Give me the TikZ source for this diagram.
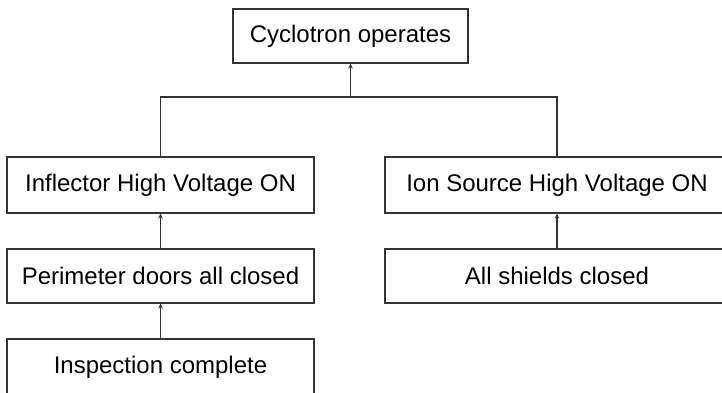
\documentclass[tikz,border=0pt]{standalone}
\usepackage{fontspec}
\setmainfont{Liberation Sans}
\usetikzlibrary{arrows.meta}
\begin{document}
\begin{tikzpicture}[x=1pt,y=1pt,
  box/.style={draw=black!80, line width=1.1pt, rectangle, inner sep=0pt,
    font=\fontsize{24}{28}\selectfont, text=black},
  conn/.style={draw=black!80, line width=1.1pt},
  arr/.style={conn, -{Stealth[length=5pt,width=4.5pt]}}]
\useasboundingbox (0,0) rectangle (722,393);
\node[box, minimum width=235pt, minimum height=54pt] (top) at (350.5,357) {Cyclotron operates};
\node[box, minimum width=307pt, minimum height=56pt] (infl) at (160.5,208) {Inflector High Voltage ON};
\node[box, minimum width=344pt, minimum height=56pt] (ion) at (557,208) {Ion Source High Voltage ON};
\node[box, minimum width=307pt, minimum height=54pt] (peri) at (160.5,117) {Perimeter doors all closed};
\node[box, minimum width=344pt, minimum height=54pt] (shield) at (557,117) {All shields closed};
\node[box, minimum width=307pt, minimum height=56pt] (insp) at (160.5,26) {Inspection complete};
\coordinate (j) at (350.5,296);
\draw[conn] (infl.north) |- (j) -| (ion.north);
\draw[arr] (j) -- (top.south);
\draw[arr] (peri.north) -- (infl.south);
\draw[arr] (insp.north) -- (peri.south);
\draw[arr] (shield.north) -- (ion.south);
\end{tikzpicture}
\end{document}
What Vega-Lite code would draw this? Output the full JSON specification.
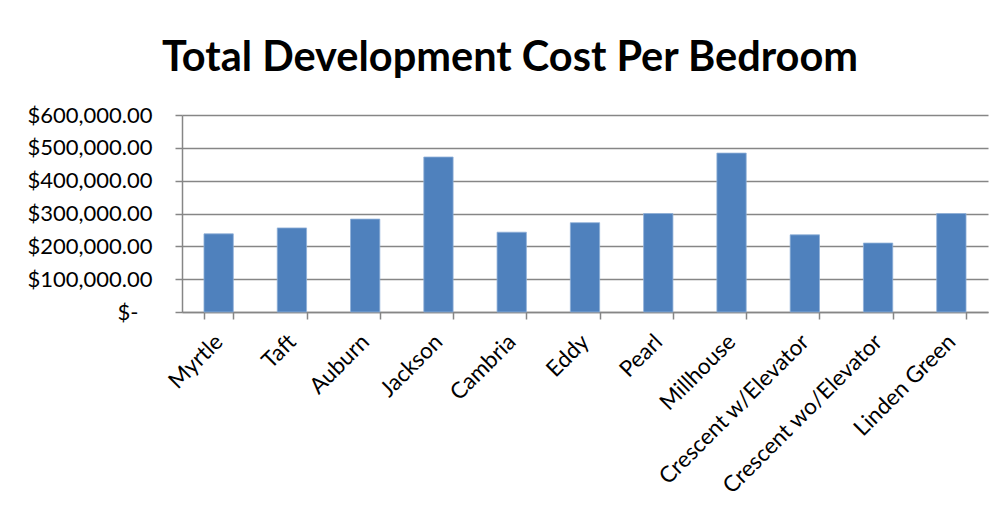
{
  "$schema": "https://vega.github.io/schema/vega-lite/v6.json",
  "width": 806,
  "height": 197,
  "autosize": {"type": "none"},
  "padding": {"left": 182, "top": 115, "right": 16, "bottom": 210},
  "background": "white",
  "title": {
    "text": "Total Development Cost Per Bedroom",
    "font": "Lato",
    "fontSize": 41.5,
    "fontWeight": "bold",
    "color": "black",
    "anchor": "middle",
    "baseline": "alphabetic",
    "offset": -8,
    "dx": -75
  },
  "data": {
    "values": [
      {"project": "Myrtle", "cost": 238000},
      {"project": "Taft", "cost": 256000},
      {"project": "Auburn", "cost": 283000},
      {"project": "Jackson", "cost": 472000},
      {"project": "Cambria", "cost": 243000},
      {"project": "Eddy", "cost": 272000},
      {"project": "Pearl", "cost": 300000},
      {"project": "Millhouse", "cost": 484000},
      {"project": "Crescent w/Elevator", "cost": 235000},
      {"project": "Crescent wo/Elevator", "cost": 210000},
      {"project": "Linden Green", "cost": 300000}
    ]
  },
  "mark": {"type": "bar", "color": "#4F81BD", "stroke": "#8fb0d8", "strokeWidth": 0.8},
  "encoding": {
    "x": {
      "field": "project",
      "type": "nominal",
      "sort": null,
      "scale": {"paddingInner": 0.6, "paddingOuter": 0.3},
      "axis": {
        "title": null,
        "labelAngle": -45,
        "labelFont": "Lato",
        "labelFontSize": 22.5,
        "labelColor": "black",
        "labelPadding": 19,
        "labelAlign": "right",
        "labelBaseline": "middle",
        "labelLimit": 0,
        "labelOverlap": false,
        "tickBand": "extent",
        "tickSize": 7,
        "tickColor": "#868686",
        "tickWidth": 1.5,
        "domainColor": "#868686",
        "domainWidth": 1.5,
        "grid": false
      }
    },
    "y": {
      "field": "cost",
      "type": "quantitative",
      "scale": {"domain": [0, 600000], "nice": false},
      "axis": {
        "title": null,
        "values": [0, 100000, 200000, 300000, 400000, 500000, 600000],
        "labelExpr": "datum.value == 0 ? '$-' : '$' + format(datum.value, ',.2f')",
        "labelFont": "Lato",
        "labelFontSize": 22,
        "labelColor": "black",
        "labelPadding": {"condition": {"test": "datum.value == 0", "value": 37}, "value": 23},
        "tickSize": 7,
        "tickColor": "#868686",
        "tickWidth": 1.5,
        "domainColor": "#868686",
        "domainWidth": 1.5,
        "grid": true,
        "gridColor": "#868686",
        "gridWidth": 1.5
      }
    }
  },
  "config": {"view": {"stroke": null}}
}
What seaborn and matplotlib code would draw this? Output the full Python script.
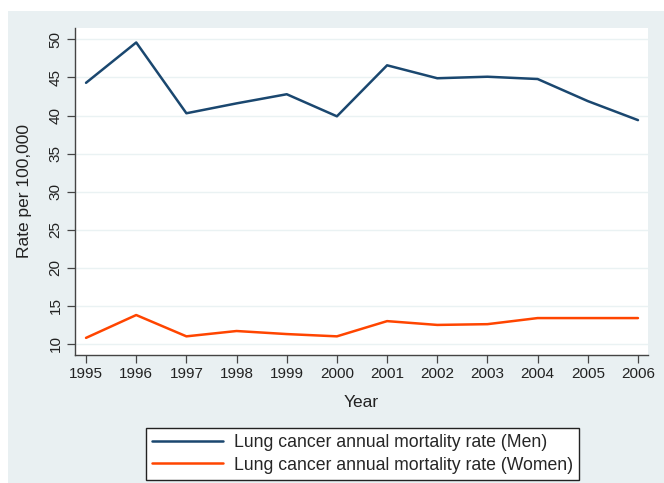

★ ★ ★ ★ ★

_Problem requirements:_ Copy the material above exactly and drop the pictures.

_The solution:_
Give me the TikZ source for this diagram.
\documentclass[tikz,border=0pt]{standalone}
\usepackage{fontspec}
\setmainfont{Liberation Sans}
\usetikzlibrary{arrows.meta}
\begin{document}
\begin{tikzpicture}[x=1pt,y=1pt,
  box/.style={draw=black!80, line width=1.1pt, rectangle, inner sep=0pt,
    font=\fontsize{24}{28}\selectfont, text=black},
  conn/.style={draw=black!80, line width=1.1pt},
  arr/.style={conn, -{Stealth[length=5pt,width=4.5pt]}}]
\useasboundingbox (0,0) rectangle (722,393);
\node[box, minimum width=235pt, minimum height=54pt] (top) at (350.5,357) {Cyclotron operates};
\node[box, minimum width=307pt, minimum height=56pt] (infl) at (160.5,208) {Inflector High Voltage ON};
\node[box, minimum width=344pt, minimum height=56pt] (ion) at (557,208) {Ion Source High Voltage ON};
\node[box, minimum width=307pt, minimum height=54pt] (peri) at (160.5,117) {Perimeter doors all closed};
\node[box, minimum width=344pt, minimum height=54pt] (shield) at (557,117) {All shields closed};
\node[box, minimum width=307pt, minimum height=56pt] (insp) at (160.5,26) {Inspection complete};
\coordinate (j) at (350.5,296);
\draw[conn] (infl.north) |- (j) -| (ion.north);
\draw[arr] (j) -- (top.south);
\draw[arr] (peri.north) -- (infl.south);
\draw[arr] (insp.north) -- (peri.south);
\draw[arr] (shield.north) -- (ion.south);
\end{tikzpicture}
\end{document}
What Vega-Lite code would draw this? Output the full JSON specification.
{
  "$schema": "https://vega.github.io/schema/vega-lite/v6.json",
  "width": 806,
  "height": 197,
  "autosize": {"type": "none"},
  "padding": {"left": 182, "top": 115, "right": 16, "bottom": 210},
  "background": "white",
  "title": {
    "text": "Total Development Cost Per Bedroom",
    "font": "Lato",
    "fontSize": 41.5,
    "fontWeight": "bold",
    "color": "black",
    "anchor": "middle",
    "baseline": "alphabetic",
    "offset": -8,
    "dx": -75
  },
  "data": {
    "values": [
      {"project": "Myrtle", "cost": 238000},
      {"project": "Taft", "cost": 256000},
      {"project": "Auburn", "cost": 283000},
      {"project": "Jackson", "cost": 472000},
      {"project": "Cambria", "cost": 243000},
      {"project": "Eddy", "cost": 272000},
      {"project": "Pearl", "cost": 300000},
      {"project": "Millhouse", "cost": 484000},
      {"project": "Crescent w/Elevator", "cost": 235000},
      {"project": "Crescent wo/Elevator", "cost": 210000},
      {"project": "Linden Green", "cost": 300000}
    ]
  },
  "mark": {"type": "bar", "color": "#4F81BD", "stroke": "#8fb0d8", "strokeWidth": 0.8},
  "encoding": {
    "x": {
      "field": "project",
      "type": "nominal",
      "sort": null,
      "scale": {"paddingInner": 0.6, "paddingOuter": 0.3},
      "axis": {
        "title": null,
        "labelAngle": -45,
        "labelFont": "Lato",
        "labelFontSize": 22.5,
        "labelColor": "black",
        "labelPadding": 19,
        "labelAlign": "right",
        "labelBaseline": "middle",
        "labelLimit": 0,
        "labelOverlap": false,
        "tickBand": "extent",
        "tickSize": 7,
        "tickColor": "#868686",
        "tickWidth": 1.5,
        "domainColor": "#868686",
        "domainWidth": 1.5,
        "grid": false
      }
    },
    "y": {
      "field": "cost",
      "type": "quantitative",
      "scale": {"domain": [0, 600000], "nice": false},
      "axis": {
        "title": null,
        "values": [0, 100000, 200000, 300000, 400000, 500000, 600000],
        "labelExpr": "datum.value == 0 ? '$-' : '$' + format(datum.value, ',.2f')",
        "labelFont": "Lato",
        "labelFontSize": 22,
        "labelColor": "black",
        "labelPadding": {"condition": {"test": "datum.value == 0", "value": 37}, "value": 23},
        "tickSize": 7,
        "tickColor": "#868686",
        "tickWidth": 1.5,
        "domainColor": "#868686",
        "domainWidth": 1.5,
        "grid": true,
        "gridColor": "#868686",
        "gridWidth": 1.5
      }
    }
  },
  "config": {"view": {"stroke": null}}
}
What seaborn and matplotlib code would draw this? Output the full Python script.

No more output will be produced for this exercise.